Alaska Sen. Lisa Murkowski (R), the ranking member of the Senate Appropriations panel that funds Interior, yesterday also said she could not support the LWCF proposal given a recent Government Accountability Office report that found more than $20 billion in deferred maintenance across Interior agencies.
Other spending items
The Park Service budget request includes a $73 million increase for operations, which Jarvis called the "bread and butter" of the agency's services to its 285 million annual visitors.
Jarvis also defended decisions to eliminate funding for the Save America's Treasures and Preserve America grants and the Park Partnership Projects program, cuts that drew concern from some Democratic members on the panel.
"I was very disappointed in the president's decision to do that," said Rep. Betty McCollum (D-Minn.), who argued that the agency needs to maintain partnerships with small rural areas and urban groups to save historical sites.
The Save America's Treasures program has a "ripple" economic effect by increasing the value of neighborhoods and providing employment opportunities in preservation, McCollum said.
Rep.
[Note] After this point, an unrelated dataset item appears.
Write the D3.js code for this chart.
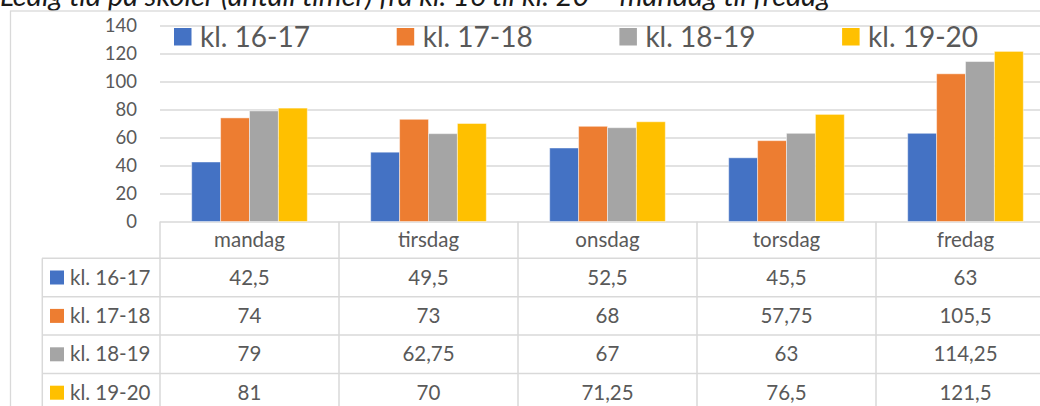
<!DOCTYPE html>
<html>
<head>
<meta charset="utf-8">
<script src="https://cdn.jsdelivr.net/npm/d3@7"></script>
<style>
  body { margin: 0; background: #fff; }
  svg { display: block; font-family: Lato, "Open Sans", sans-serif; }
</style>
</head>
<body>
<svg id="chart" width="1040" height="406"></svg>
<script>
const days = ["mandag", "tirsdag", "onsdag", "torsdag", "fredag"]
const series = ["kl. 16-17", "kl. 17-18", "kl. 18-19", "kl. 19-20"]
const kl16_17 = [42.5, 49.5, 52.5, 45.5, 63]
const kl17_18 = [74, 73, 68, 57.75, 105.5]
const kl18_19 = [79, 62.75, 67, 63, 114.25]
const kl19_20 = [81, 70, 71.25, 76.5, 121.5]
const yTicks = [0, 20, 40, 60, 80, 100, 120, 140]
const title = "Ledig tid på skoler (antall timer) fra kl. 16 til kl. 20 – mandag til fredag"

const values = [kl16_17, kl17_18, kl18_19, kl19_20]
const colors = ["#4472C4", "#ED7D31", "#A5A5A5", "#FFC000"]
const grid = "#d9d9d9"
const textCol = "#595959"

const svg = d3.select("#chart")

// title sits above the frame, its top is cut off like in the original
svg.append("text")
  .attr("x", 0)
  .attr("y", 6)
  .attr("font-size", 29)
  .attr("font-style", "italic")
  .attr("fill", "#1a1a1a")
  .text(title)

// chart frame
svg.append("rect")
  .attr("x", 10.5).attr("y", 11)
  .attr("width", 1100).attr("height", 500)
  .attr("fill", "#fff")
  .attr("stroke", grid)
  .attr("stroke-width", 1.3)

const x0 = d3.scaleBand().domain(days).range([160, 1055])
const x1 = d3.scaleBand().domain(series)
  .range([x0.bandwidth() * 0.177, x0.bandwidth() * 0.823])
const y = d3.scaleLinear().domain([0, 140]).range([221.5, 25.5])

// gridlines + y labels
const yAxis = svg.append("g")
  .attr("transform", "translate(160,0)")
  .call(d3.axisLeft(y).tickValues(yTicks).tickSize(-900).tickPadding(23))
yAxis.select(".domain").remove()
yAxis.selectAll("line").attr("stroke", grid).attr("stroke-width", 1.3)
yAxis.selectAll("text")
  .attr("font-size", 18.5)
  .attr("fill", textCol)
  .attr("font-family", "Lato, sans-serif")

// bars
const groups = svg.append("g").selectAll("g")
  .data(days)
  .join("g")
  .attr("transform", d => `translate(${x0(d)},0)`)

groups.selectAll("rect")
  .data((d, i) => series.map((s, j) => ({ s, j, v: values[j][i] })))
  .join("rect")
  .attr("x", d => x1(d.s))
  .attr("width", x1.bandwidth())
  .attr("y", d => y(d.v))
  .attr("height", d => y(0) - y(d.v))
  .attr("fill", d => colors[d.j])
  .attr("stroke", "rgba(255,255,255,0.45)")
  .attr("stroke-width", 1)

// legend
const legend = svg.append("g").selectAll("g")
  .data(series)
  .join("g")
  .attr("transform", (d, i) => `translate(${174 + i * 222.7},0)`)
legend.append("rect")
  .attr("x", 0).attr("y", 28)
  .attr("width", 17.5).attr("height", 17.5)
  .attr("fill", (d, i) => colors[i])
legend.append("text")
  .attr("x", 26).attr("y", 46.5)
  .attr("font-size", 28)
  .attr("fill", textCol)
  .text(d => d)

// data table
const headTop = 221.5
const rowTop = 258.3
const rowH = 38.4
const table = svg.append("g")

table.selectAll("line.h")
  .data(d3.range(series.length + 1))
  .join("line")
  .attr("x1", 42)
  .attr("x2", 1100)
  .attr("y1", i => rowTop + i * rowH)
  .attr("y2", i => rowTop + i * rowH)
  .attr("stroke", grid).attr("stroke-width", 1.5)

table.selectAll("line.v")
  .data(days.map(d => x0(d)))
  .join("line")
  .attr("x1", d => d).attr("x2", d => d)
  .attr("y1", headTop).attr("y2", 420)
  .attr("stroke", grid).attr("stroke-width", 1.5)

table.append("line")
  .attr("x1", 42.3).attr("x2", 42.3)
  .attr("y1", rowTop).attr("y2", 420)
  .attr("stroke", grid).attr("stroke-width", 1.5)

table.selectAll("text.day")
  .data(days)
  .join("text")
  .attr("x", d => x0(d) + x0.bandwidth() / 2)
  .attr("y", headTop + 18.5)
  .attr("dy", "0.35em")
  .attr("text-anchor", "middle")
  .attr("font-size", 20.5)
  .attr("fill", textCol)
  .text(d => d)

const fmt = v => String(v).replace(".", ",")

series.forEach((s, j) => {
  const cy = rowTop + j * rowH + rowH / 2
  table.append("rect")
    .attr("x", 50).attr("y", cy - 7)
    .attr("width", 14).attr("height", 14)
    .attr("fill", colors[j])
  table.append("text")
    .attr("x", 70).attr("y", cy)
    .attr("dy", "0.35em")
    .attr("font-size", 20.5)
    .attr("fill", textCol)
    .text(s)
  table.selectAll(null)
    .data(values[j])
    .join("text")
    .attr("x", (v, i) => x0(days[i]) + x0.bandwidth() / 2)
    .attr("y", cy)
    .attr("dy", "0.35em")
    .attr("text-anchor", "middle")
    .attr("font-size", 20.5)
    .attr("fill", textCol)
    .text(fmt)
})
</script>
</body>
</html>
José Serrano (D-N.Y.) said a Park Service partnership with New York City and the state had enabled the preservation of a home in the Bronx used by the poet Edgar Allen Poe and had provided educational opportunities to local school kids.
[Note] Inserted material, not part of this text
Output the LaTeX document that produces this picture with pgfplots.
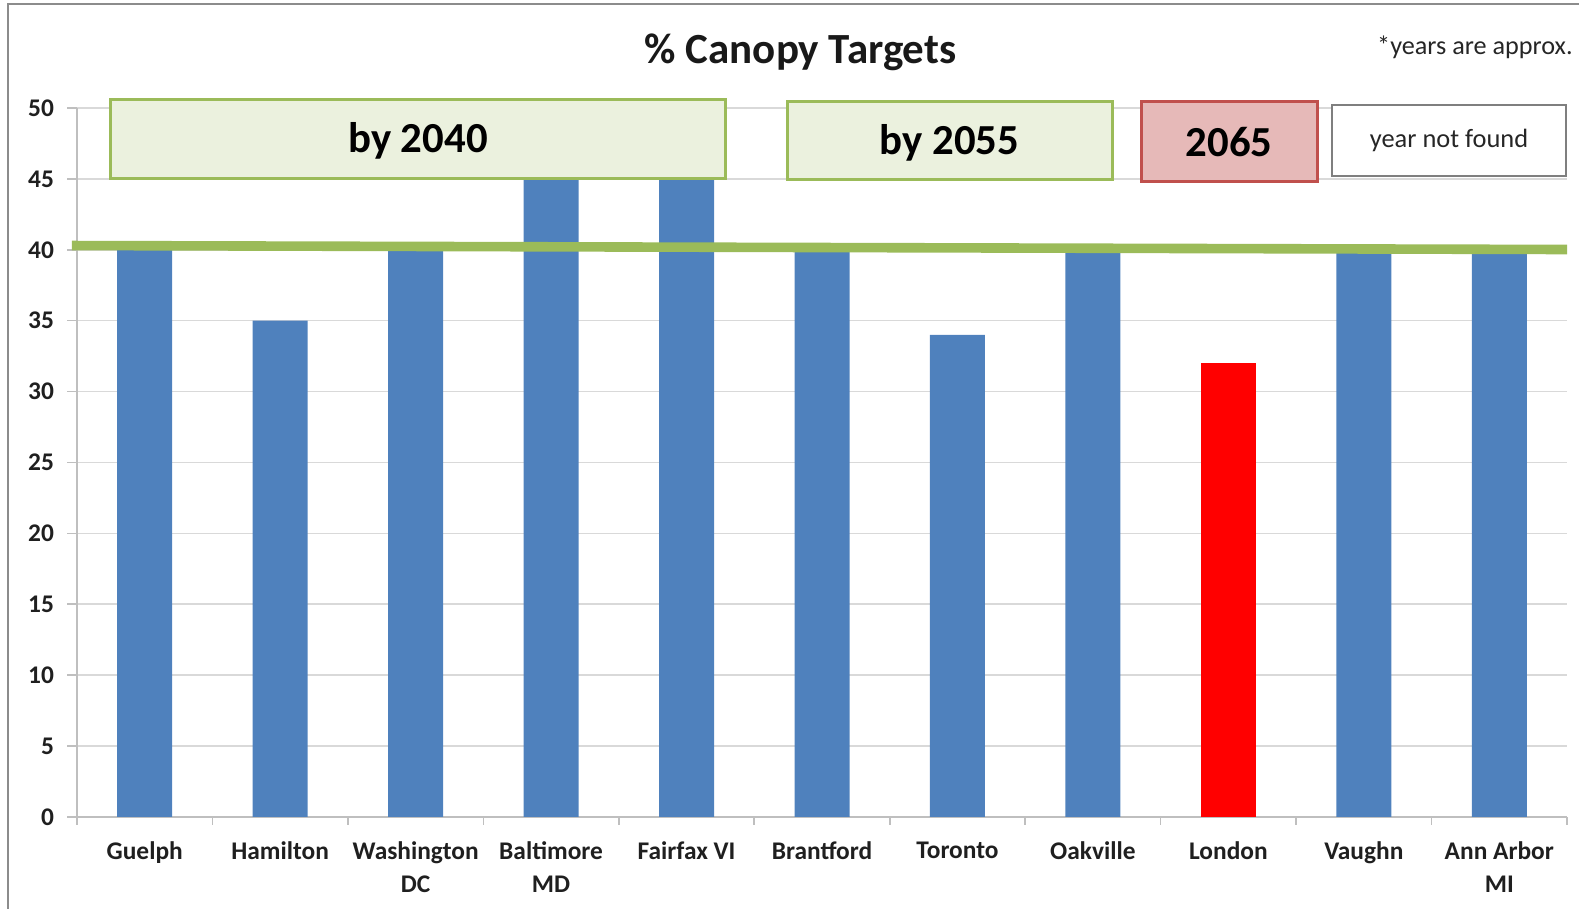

"We will do the best we can to make sure we give you the resources you need so that you can keep these treasures going," Serrano said.
The Park Service budget also would maintain roughly $10 million for Interior's cooperative landscape conservation initiative between federal, state and local agencies to share resource monitoring data for at-risk park areas. The resource management of 150 high-elevation, arid and coastal areas will help monitor threats including melting permafrost and salt marsh salinity and will train more than 500 employees, the agency said.